[What to produce]
Write out each line that follows exactly as it stands, without the pictures.

_ _ _

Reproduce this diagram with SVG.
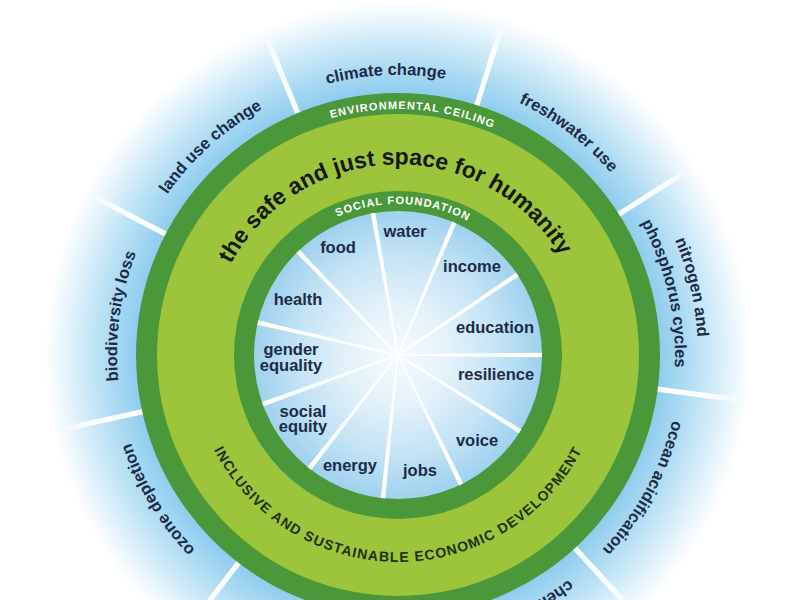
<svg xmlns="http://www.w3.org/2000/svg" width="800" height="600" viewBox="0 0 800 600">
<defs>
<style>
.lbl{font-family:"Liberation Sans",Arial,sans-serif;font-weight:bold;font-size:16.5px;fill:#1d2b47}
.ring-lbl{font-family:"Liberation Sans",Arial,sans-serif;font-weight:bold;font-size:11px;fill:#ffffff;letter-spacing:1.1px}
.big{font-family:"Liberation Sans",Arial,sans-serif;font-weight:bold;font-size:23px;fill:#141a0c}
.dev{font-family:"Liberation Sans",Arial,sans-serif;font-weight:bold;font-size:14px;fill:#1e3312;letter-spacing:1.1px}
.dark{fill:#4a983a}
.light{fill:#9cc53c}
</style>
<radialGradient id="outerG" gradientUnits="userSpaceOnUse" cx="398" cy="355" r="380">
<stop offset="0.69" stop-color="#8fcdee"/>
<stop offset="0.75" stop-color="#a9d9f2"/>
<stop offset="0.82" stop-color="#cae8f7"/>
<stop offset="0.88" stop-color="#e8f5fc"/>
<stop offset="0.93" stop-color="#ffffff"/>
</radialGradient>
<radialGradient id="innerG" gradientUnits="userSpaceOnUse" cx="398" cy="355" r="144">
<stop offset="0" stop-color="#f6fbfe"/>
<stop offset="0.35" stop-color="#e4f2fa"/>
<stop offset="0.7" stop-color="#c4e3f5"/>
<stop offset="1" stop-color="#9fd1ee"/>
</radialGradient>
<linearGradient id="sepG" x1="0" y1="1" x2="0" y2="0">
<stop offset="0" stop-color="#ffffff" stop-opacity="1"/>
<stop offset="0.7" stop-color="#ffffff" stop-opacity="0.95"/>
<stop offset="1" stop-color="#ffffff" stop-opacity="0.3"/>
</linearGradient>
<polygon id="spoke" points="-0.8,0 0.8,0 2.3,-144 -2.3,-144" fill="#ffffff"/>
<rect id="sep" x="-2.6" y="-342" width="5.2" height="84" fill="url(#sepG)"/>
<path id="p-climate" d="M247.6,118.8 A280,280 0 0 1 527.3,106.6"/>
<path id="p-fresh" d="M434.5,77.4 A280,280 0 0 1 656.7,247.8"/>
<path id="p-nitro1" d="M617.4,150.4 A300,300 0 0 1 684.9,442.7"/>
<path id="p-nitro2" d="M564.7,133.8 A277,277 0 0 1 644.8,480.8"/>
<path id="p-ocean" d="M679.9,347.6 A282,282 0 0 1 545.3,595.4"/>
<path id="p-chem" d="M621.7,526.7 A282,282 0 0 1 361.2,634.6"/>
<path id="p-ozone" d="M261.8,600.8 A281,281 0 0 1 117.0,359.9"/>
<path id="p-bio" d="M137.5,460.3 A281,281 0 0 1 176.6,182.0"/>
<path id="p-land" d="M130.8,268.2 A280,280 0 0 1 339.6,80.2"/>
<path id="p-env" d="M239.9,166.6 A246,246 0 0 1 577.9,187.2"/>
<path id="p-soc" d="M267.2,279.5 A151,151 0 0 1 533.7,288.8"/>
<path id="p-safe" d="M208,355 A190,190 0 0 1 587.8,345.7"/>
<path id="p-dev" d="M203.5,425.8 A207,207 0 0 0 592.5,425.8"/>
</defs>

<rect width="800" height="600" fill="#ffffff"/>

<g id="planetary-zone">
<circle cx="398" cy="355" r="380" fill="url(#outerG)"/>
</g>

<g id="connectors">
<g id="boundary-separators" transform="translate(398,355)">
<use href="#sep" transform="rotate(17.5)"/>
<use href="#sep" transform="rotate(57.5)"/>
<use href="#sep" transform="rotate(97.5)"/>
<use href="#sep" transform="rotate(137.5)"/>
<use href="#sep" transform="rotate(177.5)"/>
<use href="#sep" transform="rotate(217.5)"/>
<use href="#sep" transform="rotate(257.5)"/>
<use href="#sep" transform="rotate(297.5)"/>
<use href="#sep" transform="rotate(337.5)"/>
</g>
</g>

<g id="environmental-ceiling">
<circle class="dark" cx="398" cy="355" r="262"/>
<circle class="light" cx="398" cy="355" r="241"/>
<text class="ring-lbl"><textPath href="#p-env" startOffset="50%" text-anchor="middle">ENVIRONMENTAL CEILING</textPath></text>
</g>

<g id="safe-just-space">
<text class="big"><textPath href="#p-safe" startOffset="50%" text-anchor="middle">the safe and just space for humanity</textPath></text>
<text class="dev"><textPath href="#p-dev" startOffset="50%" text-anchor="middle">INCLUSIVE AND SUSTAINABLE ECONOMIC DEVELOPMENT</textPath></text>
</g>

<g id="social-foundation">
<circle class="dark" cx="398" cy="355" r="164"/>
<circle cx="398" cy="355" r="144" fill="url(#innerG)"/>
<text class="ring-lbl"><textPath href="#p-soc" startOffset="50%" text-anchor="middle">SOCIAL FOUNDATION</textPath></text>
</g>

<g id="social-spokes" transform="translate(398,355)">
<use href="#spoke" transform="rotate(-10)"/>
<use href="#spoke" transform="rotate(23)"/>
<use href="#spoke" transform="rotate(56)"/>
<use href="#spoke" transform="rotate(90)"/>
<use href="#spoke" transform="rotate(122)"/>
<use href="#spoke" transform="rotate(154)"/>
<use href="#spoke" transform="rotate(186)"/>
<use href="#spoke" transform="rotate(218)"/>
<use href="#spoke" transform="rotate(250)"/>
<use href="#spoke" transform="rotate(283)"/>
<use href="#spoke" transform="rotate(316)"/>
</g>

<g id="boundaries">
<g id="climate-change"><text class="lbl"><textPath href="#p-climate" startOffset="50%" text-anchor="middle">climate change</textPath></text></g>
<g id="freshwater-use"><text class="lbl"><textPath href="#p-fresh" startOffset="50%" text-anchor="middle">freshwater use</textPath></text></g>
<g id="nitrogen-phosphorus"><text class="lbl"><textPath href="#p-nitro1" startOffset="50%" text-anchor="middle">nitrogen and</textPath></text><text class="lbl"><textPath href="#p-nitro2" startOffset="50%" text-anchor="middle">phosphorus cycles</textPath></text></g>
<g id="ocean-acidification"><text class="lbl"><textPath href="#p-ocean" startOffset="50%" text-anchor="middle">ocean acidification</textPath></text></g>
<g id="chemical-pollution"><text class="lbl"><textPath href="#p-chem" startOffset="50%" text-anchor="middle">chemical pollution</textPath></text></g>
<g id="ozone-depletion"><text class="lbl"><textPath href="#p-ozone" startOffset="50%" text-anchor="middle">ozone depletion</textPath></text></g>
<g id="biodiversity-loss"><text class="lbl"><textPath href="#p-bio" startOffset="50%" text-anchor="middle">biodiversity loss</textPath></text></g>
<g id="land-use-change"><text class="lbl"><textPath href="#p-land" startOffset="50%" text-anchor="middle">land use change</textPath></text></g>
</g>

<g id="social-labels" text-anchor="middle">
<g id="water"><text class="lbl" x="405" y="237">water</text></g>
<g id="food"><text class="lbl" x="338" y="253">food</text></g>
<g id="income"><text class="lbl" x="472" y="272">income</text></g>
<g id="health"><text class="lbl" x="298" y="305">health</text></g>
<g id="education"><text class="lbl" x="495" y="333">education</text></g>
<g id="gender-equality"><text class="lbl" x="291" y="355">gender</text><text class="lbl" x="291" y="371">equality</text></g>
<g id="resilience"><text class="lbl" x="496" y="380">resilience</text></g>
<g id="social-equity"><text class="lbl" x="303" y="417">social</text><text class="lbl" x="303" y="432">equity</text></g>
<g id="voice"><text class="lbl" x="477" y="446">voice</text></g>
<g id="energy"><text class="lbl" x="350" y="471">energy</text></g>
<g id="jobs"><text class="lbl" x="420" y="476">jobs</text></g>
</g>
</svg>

_ _ _

[Exercise answer]
Reproduce this diagram with SVG.
<svg xmlns="http://www.w3.org/2000/svg" width="800" height="600" viewBox="0 0 800 600">
<defs>
<style>
.lbl{font-family:"Liberation Sans",Arial,sans-serif;font-weight:bold;font-size:16.5px;fill:#1d2b47}
.ring-lbl{font-family:"Liberation Sans",Arial,sans-serif;font-weight:bold;font-size:11px;fill:#ffffff;letter-spacing:1.1px}
.big{font-family:"Liberation Sans",Arial,sans-serif;font-weight:bold;font-size:23px;fill:#141a0c}
.dev{font-family:"Liberation Sans",Arial,sans-serif;font-weight:bold;font-size:14px;fill:#1e3312;letter-spacing:1.1px}
.dark{fill:#4a983a}
.light{fill:#9cc53c}
</style>
<radialGradient id="outerG" gradientUnits="userSpaceOnUse" cx="398" cy="355" r="380">
<stop offset="0.69" stop-color="#8fcdee"/>
<stop offset="0.75" stop-color="#a9d9f2"/>
<stop offset="0.82" stop-color="#cae8f7"/>
<stop offset="0.88" stop-color="#e8f5fc"/>
<stop offset="0.93" stop-color="#ffffff"/>
</radialGradient>
<radialGradient id="innerG" gradientUnits="userSpaceOnUse" cx="398" cy="355" r="144">
<stop offset="0" stop-color="#f6fbfe"/>
<stop offset="0.35" stop-color="#e4f2fa"/>
<stop offset="0.7" stop-color="#c4e3f5"/>
<stop offset="1" stop-color="#9fd1ee"/>
</radialGradient>
<linearGradient id="sepG" x1="0" y1="1" x2="0" y2="0">
<stop offset="0" stop-color="#ffffff" stop-opacity="1"/>
<stop offset="0.7" stop-color="#ffffff" stop-opacity="0.95"/>
<stop offset="1" stop-color="#ffffff" stop-opacity="0.3"/>
</linearGradient>
<polygon id="spoke" points="-0.8,0 0.8,0 2.3,-144 -2.3,-144" fill="#ffffff"/>
<rect id="sep" x="-2.6" y="-342" width="5.2" height="84" fill="url(#sepG)"/>
<path id="p-climate" d="M247.6,118.8 A280,280 0 0 1 527.3,106.6"/>
<path id="p-fresh" d="M434.5,77.4 A280,280 0 0 1 656.7,247.8"/>
<path id="p-nitro1" d="M617.4,150.4 A300,300 0 0 1 684.9,442.7"/>
<path id="p-nitro2" d="M564.7,133.8 A277,277 0 0 1 644.8,480.8"/>
<path id="p-ocean" d="M679.9,347.6 A282,282 0 0 1 545.3,595.4"/>
<path id="p-chem" d="M621.7,526.7 A282,282 0 0 1 361.2,634.6"/>
<path id="p-ozone" d="M261.8,600.8 A281,281 0 0 1 117.0,359.9"/>
<path id="p-bio" d="M137.5,460.3 A281,281 0 0 1 176.6,182.0"/>
<path id="p-land" d="M130.8,268.2 A280,280 0 0 1 339.6,80.2"/>
<path id="p-env" d="M239.9,166.6 A246,246 0 0 1 577.9,187.2"/>
<path id="p-soc" d="M267.2,279.5 A151,151 0 0 1 533.7,288.8"/>
<path id="p-safe" d="M208,355 A190,190 0 0 1 587.8,345.7"/>
<path id="p-dev" d="M203.5,425.8 A207,207 0 0 0 592.5,425.8"/>
</defs>

<rect width="800" height="600" fill="#ffffff"/>

<g id="planetary-zone">
<circle cx="398" cy="355" r="380" fill="url(#outerG)"/>
</g>

<g id="connectors">
<g id="boundary-separators" transform="translate(398,355)">
<use href="#sep" transform="rotate(17.5)"/>
<use href="#sep" transform="rotate(57.5)"/>
<use href="#sep" transform="rotate(97.5)"/>
<use href="#sep" transform="rotate(137.5)"/>
<use href="#sep" transform="rotate(177.5)"/>
<use href="#sep" transform="rotate(217.5)"/>
<use href="#sep" transform="rotate(257.5)"/>
<use href="#sep" transform="rotate(297.5)"/>
<use href="#sep" transform="rotate(337.5)"/>
</g>
</g>

<g id="environmental-ceiling">
<circle class="dark" cx="398" cy="355" r="262"/>
<circle class="light" cx="398" cy="355" r="241"/>
<text class="ring-lbl"><textPath href="#p-env" startOffset="50%" text-anchor="middle">ENVIRONMENTAL CEILING</textPath></text>
</g>

<g id="safe-just-space">
<text class="big"><textPath href="#p-safe" startOffset="50%" text-anchor="middle">the safe and just space for humanity</textPath></text>
<text class="dev"><textPath href="#p-dev" startOffset="50%" text-anchor="middle">INCLUSIVE AND SUSTAINABLE ECONOMIC DEVELOPMENT</textPath></text>
</g>

<g id="social-foundation">
<circle class="dark" cx="398" cy="355" r="164"/>
<circle cx="398" cy="355" r="144" fill="url(#innerG)"/>
<text class="ring-lbl"><textPath href="#p-soc" startOffset="50%" text-anchor="middle">SOCIAL FOUNDATION</textPath></text>
</g>

<g id="social-spokes" transform="translate(398,355)">
<use href="#spoke" transform="rotate(-10)"/>
<use href="#spoke" transform="rotate(23)"/>
<use href="#spoke" transform="rotate(56)"/>
<use href="#spoke" transform="rotate(90)"/>
<use href="#spoke" transform="rotate(122)"/>
<use href="#spoke" transform="rotate(154)"/>
<use href="#spoke" transform="rotate(186)"/>
<use href="#spoke" transform="rotate(218)"/>
<use href="#spoke" transform="rotate(250)"/>
<use href="#spoke" transform="rotate(283)"/>
<use href="#spoke" transform="rotate(316)"/>
</g>

<g id="boundaries">
<g id="climate-change"><text class="lbl"><textPath href="#p-climate" startOffset="50%" text-anchor="middle">climate change</textPath></text></g>
<g id="freshwater-use"><text class="lbl"><textPath href="#p-fresh" startOffset="50%" text-anchor="middle">freshwater use</textPath></text></g>
<g id="nitrogen-phosphorus"><text class="lbl"><textPath href="#p-nitro1" startOffset="50%" text-anchor="middle">nitrogen and</textPath></text><text class="lbl"><textPath href="#p-nitro2" startOffset="50%" text-anchor="middle">phosphorus cycles</textPath></text></g>
<g id="ocean-acidification"><text class="lbl"><textPath href="#p-ocean" startOffset="50%" text-anchor="middle">ocean acidification</textPath></text></g>
<g id="chemical-pollution"><text class="lbl"><textPath href="#p-chem" startOffset="50%" text-anchor="middle">chemical pollution</textPath></text></g>
<g id="ozone-depletion"><text class="lbl"><textPath href="#p-ozone" startOffset="50%" text-anchor="middle">ozone depletion</textPath></text></g>
<g id="biodiversity-loss"><text class="lbl"><textPath href="#p-bio" startOffset="50%" text-anchor="middle">biodiversity loss</textPath></text></g>
<g id="land-use-change"><text class="lbl"><textPath href="#p-land" startOffset="50%" text-anchor="middle">land use change</textPath></text></g>
</g>

<g id="social-labels" text-anchor="middle">
<g id="water"><text class="lbl" x="405" y="237">water</text></g>
<g id="food"><text class="lbl" x="338" y="253">food</text></g>
<g id="income"><text class="lbl" x="472" y="272">income</text></g>
<g id="health"><text class="lbl" x="298" y="305">health</text></g>
<g id="education"><text class="lbl" x="495" y="333">education</text></g>
<g id="gender-equality"><text class="lbl" x="291" y="355">gender</text><text class="lbl" x="291" y="371">equality</text></g>
<g id="resilience"><text class="lbl" x="496" y="380">resilience</text></g>
<g id="social-equity"><text class="lbl" x="303" y="417">social</text><text class="lbl" x="303" y="432">equity</text></g>
<g id="voice"><text class="lbl" x="477" y="446">voice</text></g>
<g id="energy"><text class="lbl" x="350" y="471">energy</text></g>
<g id="jobs"><text class="lbl" x="420" y="476">jobs</text></g>
</g>
</svg>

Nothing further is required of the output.